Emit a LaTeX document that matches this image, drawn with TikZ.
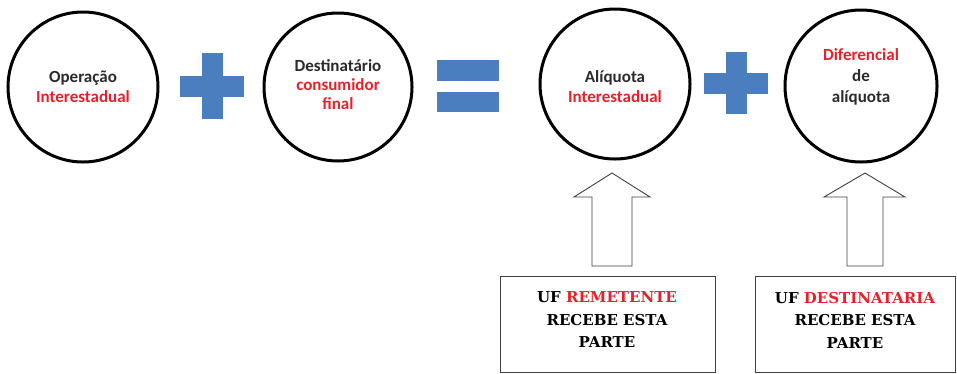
\documentclass[tikz,border=0pt]{standalone}
\usetikzlibrary{calc,shapes.geometric}
\usepackage{fontspec}
\newfontfamily\calib{Carlito}
\newfontfamily\timesb{DejaVu Serif}
\definecolor{plusblue}{HTML}{4A7EBF}
\definecolor{txtred}{HTML}{E8202A}
\definecolor{txtdark}{HTML}{2A2A2A}
\begin{document}
\begin{tikzpicture}[x=1pt,y=-1pt,
  ring/.style={draw=black,line width=3pt,circle,inner sep=0pt},
  ctext/.style={font=\calib\bfseries\fontsize{17}{20}\selectfont,align=center,text=txtdark},
  sym/.style={fill=plusblue,draw=none},
  uparrow/.style={draw=black!75,line width=0.9pt,fill=white},
  infobox/.style={draw=black!75,line width=0.9pt,fill=white},
  btext/.style={font=\timesb\bfseries\fontsize{15}{22.5}\selectfont,align=center,text=black}]
\useasboundingbox (0,0) rectangle (957,373);
% circles
\node[ring,minimum size=150pt] (c1) at (83,87) {};
\node[ring,minimum size=148pt] (c2) at (338,87) {};
\node[ring,minimum size=150pt] (c3) at (615,84) {};
\node[ring,minimum size=152pt] (c4) at (861,86) {};
\node[ctext] (t1) at (83,87) {Operação\\\textcolor{txtred}{Interestadual}};
\node[ctext,font=\calib\bfseries\fontsize{17}{19}\selectfont] (t2) at (338,85) {Destinatário\\\textcolor{txtred}{consumidor}\\\textcolor{txtred}{final}};
\node[ctext] (t3) at (615,87) {Alíquota\\\textcolor{txtred}{Interestadual}};
\node[ctext,font=\calib\bfseries\fontsize{17}{21}\selectfont] (t4) at (861,77) {\textcolor{txtred}{Diferencial}\\de\\alíquota};
% plus 1
\coordinate (p1) at (212,86);
\fill[sym] ($(p1)+(-32,-10.5)$) rectangle ($(p1)+(32,10.5)$);
\fill[sym] ($(p1)+(-10.5,-33)$) rectangle ($(p1)+(10.5,33)$);
% equals
\coordinate (eq) at (468,86);
\fill[sym] ($(eq)+(-31,-26)$) rectangle ($(eq)+(31,-5)$);
\fill[sym] ($(eq)+(-31,6)$) rectangle ($(eq)+(31,26)$);
% plus 2
\coordinate (p2) at (736,83);
\fill[sym] ($(p2)+(-32,-10.5)$) rectangle ($(p2)+(32,10.5)$);
\fill[sym] ($(p2)+(-10.5,-31)$) rectangle ($(p2)+(10.5,31)$);
% arrows
\coordinate (a1) at (612,173);
\draw[uparrow] (a1) -- (650,197) -- (632,197) -- (632,266) -- (592,266) -- (592,197) -- (574,197) -- cycle;
\coordinate (a2) at (865,173);
\draw[uparrow] (a2) -- (905,197) -- (883,197) -- (883,266) -- (847,266) -- (847,197) -- (824,197) -- cycle;
% boxes
\draw[infobox] (500,276) rectangle (715,372);
\draw[infobox] (755,276) rectangle (955.5,372);
\node[btext] (b1) at (607,320) {UF \textcolor{txtred}{REMETENTE}\\RECEBE ESTA\\PARTE};
\node[btext] (b2) at (855,320) {UF \textcolor{txtred}{DESTINATARIA}\\RECEBE ESTA\\PARTE};
\end{tikzpicture}
\end{document}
------------
Copy every line above word for word and exclude the pictures.

Emit a LaTeX document that matches this image, drawn with TikZ.
\documentclass[tikz,border=0pt]{standalone}
\usetikzlibrary{calc,shapes.geometric}
\usepackage{fontspec}
\newfontfamily\calib{Carlito}
\newfontfamily\timesb{DejaVu Serif}
\definecolor{plusblue}{HTML}{4A7EBF}
\definecolor{txtred}{HTML}{E8202A}
\definecolor{txtdark}{HTML}{2A2A2A}
\begin{document}
\begin{tikzpicture}[x=1pt,y=-1pt,
  ring/.style={draw=black,line width=3pt,circle,inner sep=0pt},
  ctext/.style={font=\calib\bfseries\fontsize{17}{20}\selectfont,align=center,text=txtdark},
  sym/.style={fill=plusblue,draw=none},
  uparrow/.style={draw=black!75,line width=0.9pt,fill=white},
  infobox/.style={draw=black!75,line width=0.9pt,fill=white},
  btext/.style={font=\timesb\bfseries\fontsize{15}{22.5}\selectfont,align=center,text=black}]
\useasboundingbox (0,0) rectangle (957,373);
% circles
\node[ring,minimum size=150pt] (c1) at (83,87) {};
\node[ring,minimum size=148pt] (c2) at (338,87) {};
\node[ring,minimum size=150pt] (c3) at (615,84) {};
\node[ring,minimum size=152pt] (c4) at (861,86) {};
\node[ctext] (t1) at (83,87) {Operação\\\textcolor{txtred}{Interestadual}};
\node[ctext,font=\calib\bfseries\fontsize{17}{19}\selectfont] (t2) at (338,85) {Destinatário\\\textcolor{txtred}{consumidor}\\\textcolor{txtred}{final}};
\node[ctext] (t3) at (615,87) {Alíquota\\\textcolor{txtred}{Interestadual}};
\node[ctext,font=\calib\bfseries\fontsize{17}{21}\selectfont] (t4) at (861,77) {\textcolor{txtred}{Diferencial}\\de\\alíquota};
% plus 1
\coordinate (p1) at (212,86);
\fill[sym] ($(p1)+(-32,-10.5)$) rectangle ($(p1)+(32,10.5)$);
\fill[sym] ($(p1)+(-10.5,-33)$) rectangle ($(p1)+(10.5,33)$);
% equals
\coordinate (eq) at (468,86);
\fill[sym] ($(eq)+(-31,-26)$) rectangle ($(eq)+(31,-5)$);
\fill[sym] ($(eq)+(-31,6)$) rectangle ($(eq)+(31,26)$);
% plus 2
\coordinate (p2) at (736,83);
\fill[sym] ($(p2)+(-32,-10.5)$) rectangle ($(p2)+(32,10.5)$);
\fill[sym] ($(p2)+(-10.5,-31)$) rectangle ($(p2)+(10.5,31)$);
% arrows
\coordinate (a1) at (612,173);
\draw[uparrow] (a1) -- (650,197) -- (632,197) -- (632,266) -- (592,266) -- (592,197) -- (574,197) -- cycle;
\coordinate (a2) at (865,173);
\draw[uparrow] (a2) -- (905,197) -- (883,197) -- (883,266) -- (847,266) -- (847,197) -- (824,197) -- cycle;
% boxes
\draw[infobox] (500,276) rectangle (715,372);
\draw[infobox] (755,276) rectangle (955.5,372);
\node[btext] (b1) at (607,320) {UF \textcolor{txtred}{REMETENTE}\\RECEBE ESTA\\PARTE};
\node[btext] (b2) at (855,320) {UF \textcolor{txtred}{DESTINATARIA}\\RECEBE ESTA\\PARTE};
\end{tikzpicture}
\end{document}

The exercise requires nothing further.